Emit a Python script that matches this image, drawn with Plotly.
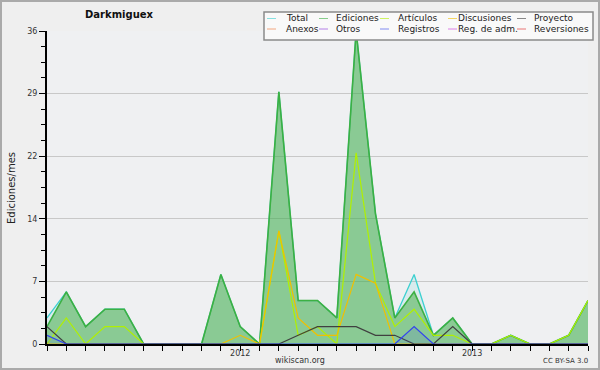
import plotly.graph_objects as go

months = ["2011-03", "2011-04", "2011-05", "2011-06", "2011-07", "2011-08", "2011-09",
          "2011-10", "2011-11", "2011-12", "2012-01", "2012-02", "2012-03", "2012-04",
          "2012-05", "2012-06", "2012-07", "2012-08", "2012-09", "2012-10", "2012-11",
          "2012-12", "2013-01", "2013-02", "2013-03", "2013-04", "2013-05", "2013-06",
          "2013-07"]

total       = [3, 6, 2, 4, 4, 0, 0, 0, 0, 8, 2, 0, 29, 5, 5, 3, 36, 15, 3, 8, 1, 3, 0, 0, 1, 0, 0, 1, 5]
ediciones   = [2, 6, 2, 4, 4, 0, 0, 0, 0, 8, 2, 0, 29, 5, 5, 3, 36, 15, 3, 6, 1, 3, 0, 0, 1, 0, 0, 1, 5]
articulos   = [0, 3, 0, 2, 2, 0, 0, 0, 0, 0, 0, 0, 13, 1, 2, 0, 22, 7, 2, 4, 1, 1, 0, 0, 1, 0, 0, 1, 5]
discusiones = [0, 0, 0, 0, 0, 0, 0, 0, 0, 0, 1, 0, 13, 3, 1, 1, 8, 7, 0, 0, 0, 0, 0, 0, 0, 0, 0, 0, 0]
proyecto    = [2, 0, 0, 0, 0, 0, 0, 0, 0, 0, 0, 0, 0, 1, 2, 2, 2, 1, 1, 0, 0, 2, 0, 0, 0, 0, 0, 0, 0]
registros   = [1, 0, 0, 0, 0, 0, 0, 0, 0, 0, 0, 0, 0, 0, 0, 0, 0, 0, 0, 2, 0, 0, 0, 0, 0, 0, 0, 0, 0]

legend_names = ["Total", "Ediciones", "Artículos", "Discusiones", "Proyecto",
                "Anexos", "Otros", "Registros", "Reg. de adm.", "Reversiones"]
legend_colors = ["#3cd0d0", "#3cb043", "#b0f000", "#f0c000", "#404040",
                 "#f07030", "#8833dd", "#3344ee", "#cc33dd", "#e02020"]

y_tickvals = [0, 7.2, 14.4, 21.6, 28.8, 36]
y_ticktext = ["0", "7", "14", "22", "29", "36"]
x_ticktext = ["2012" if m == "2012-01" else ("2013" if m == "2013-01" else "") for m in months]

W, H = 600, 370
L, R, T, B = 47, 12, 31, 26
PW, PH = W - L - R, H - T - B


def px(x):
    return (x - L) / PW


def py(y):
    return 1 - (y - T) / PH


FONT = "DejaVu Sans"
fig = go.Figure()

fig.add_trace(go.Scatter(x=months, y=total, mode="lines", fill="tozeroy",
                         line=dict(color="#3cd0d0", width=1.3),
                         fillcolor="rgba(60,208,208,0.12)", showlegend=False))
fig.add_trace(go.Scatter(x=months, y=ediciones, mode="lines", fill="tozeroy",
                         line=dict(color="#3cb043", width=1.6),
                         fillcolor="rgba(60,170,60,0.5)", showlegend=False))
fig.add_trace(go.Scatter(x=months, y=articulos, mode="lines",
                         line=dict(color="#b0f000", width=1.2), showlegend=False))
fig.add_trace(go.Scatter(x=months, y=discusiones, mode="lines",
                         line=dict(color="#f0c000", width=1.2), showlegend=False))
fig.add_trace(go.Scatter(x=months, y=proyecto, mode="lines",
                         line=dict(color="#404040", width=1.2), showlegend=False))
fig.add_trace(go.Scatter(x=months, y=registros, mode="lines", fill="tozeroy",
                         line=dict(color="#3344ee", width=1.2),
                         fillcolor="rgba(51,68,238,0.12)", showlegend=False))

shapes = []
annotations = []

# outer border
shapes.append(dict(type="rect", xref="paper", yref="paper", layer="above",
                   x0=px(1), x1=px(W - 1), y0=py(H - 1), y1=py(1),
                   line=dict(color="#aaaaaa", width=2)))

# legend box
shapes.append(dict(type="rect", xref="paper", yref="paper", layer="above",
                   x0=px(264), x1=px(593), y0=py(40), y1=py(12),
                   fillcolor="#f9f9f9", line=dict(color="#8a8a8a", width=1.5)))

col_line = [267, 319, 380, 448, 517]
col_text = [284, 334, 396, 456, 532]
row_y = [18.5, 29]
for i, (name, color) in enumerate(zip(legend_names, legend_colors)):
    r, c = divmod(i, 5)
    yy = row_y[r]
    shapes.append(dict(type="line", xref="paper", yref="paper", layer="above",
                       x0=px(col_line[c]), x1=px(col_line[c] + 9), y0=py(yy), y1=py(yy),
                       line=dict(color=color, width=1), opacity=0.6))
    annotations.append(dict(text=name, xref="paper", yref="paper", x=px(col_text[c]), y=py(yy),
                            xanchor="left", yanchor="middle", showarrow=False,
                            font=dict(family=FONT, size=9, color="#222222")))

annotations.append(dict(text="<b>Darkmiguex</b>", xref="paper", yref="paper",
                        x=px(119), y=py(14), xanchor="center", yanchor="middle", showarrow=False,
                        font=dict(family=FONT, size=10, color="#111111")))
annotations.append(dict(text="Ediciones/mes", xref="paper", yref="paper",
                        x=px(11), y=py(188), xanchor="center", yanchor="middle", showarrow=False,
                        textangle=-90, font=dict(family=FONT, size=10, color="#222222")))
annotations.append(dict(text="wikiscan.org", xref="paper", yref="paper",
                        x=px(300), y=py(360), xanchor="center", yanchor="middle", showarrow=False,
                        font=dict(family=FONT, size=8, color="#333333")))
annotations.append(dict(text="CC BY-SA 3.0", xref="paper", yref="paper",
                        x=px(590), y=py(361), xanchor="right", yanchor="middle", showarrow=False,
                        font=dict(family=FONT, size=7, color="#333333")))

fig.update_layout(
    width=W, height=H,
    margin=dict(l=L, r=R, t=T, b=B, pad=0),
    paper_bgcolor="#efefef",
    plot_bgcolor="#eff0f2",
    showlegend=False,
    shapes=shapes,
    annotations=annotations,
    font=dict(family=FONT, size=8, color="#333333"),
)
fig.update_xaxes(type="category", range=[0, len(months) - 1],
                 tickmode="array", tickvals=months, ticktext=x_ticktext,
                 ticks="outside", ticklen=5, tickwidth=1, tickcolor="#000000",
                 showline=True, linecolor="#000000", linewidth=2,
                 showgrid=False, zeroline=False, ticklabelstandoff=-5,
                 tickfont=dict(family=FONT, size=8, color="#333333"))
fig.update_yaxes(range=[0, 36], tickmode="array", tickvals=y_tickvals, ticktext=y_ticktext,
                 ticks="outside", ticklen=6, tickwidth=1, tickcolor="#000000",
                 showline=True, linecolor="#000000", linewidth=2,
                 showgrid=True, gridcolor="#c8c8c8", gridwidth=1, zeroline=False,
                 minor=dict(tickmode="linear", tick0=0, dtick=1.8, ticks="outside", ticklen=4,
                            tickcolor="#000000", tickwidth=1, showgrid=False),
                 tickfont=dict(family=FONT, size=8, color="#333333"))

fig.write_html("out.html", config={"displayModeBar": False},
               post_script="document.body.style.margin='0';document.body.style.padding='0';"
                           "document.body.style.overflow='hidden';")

####################

Begin at the top of the material above and output each line exactly, stopping after the line that holds "fig = go.Figure()". Leave out pictures.

Emit a Python script that matches this image, drawn with Plotly.
import plotly.graph_objects as go

months = ["2011-03", "2011-04", "2011-05", "2011-06", "2011-07", "2011-08", "2011-09",
          "2011-10", "2011-11", "2011-12", "2012-01", "2012-02", "2012-03", "2012-04",
          "2012-05", "2012-06", "2012-07", "2012-08", "2012-09", "2012-10", "2012-11",
          "2012-12", "2013-01", "2013-02", "2013-03", "2013-04", "2013-05", "2013-06",
          "2013-07"]

total       = [3, 6, 2, 4, 4, 0, 0, 0, 0, 8, 2, 0, 29, 5, 5, 3, 36, 15, 3, 8, 1, 3, 0, 0, 1, 0, 0, 1, 5]
ediciones   = [2, 6, 2, 4, 4, 0, 0, 0, 0, 8, 2, 0, 29, 5, 5, 3, 36, 15, 3, 6, 1, 3, 0, 0, 1, 0, 0, 1, 5]
articulos   = [0, 3, 0, 2, 2, 0, 0, 0, 0, 0, 0, 0, 13, 1, 2, 0, 22, 7, 2, 4, 1, 1, 0, 0, 1, 0, 0, 1, 5]
discusiones = [0, 0, 0, 0, 0, 0, 0, 0, 0, 0, 1, 0, 13, 3, 1, 1, 8, 7, 0, 0, 0, 0, 0, 0, 0, 0, 0, 0, 0]
proyecto    = [2, 0, 0, 0, 0, 0, 0, 0, 0, 0, 0, 0, 0, 1, 2, 2, 2, 1, 1, 0, 0, 2, 0, 0, 0, 0, 0, 0, 0]
registros   = [1, 0, 0, 0, 0, 0, 0, 0, 0, 0, 0, 0, 0, 0, 0, 0, 0, 0, 0, 2, 0, 0, 0, 0, 0, 0, 0, 0, 0]

legend_names = ["Total", "Ediciones", "Artículos", "Discusiones", "Proyecto",
                "Anexos", "Otros", "Registros", "Reg. de adm.", "Reversiones"]
legend_colors = ["#3cd0d0", "#3cb043", "#b0f000", "#f0c000", "#404040",
                 "#f07030", "#8833dd", "#3344ee", "#cc33dd", "#e02020"]

y_tickvals = [0, 7.2, 14.4, 21.6, 28.8, 36]
y_ticktext = ["0", "7", "14", "22", "29", "36"]
x_ticktext = ["2012" if m == "2012-01" else ("2013" if m == "2013-01" else "") for m in months]

W, H = 600, 370
L, R, T, B = 47, 12, 31, 26
PW, PH = W - L - R, H - T - B


def px(x):
    return (x - L) / PW


def py(y):
    return 1 - (y - T) / PH


FONT = "DejaVu Sans"
fig = go.Figure()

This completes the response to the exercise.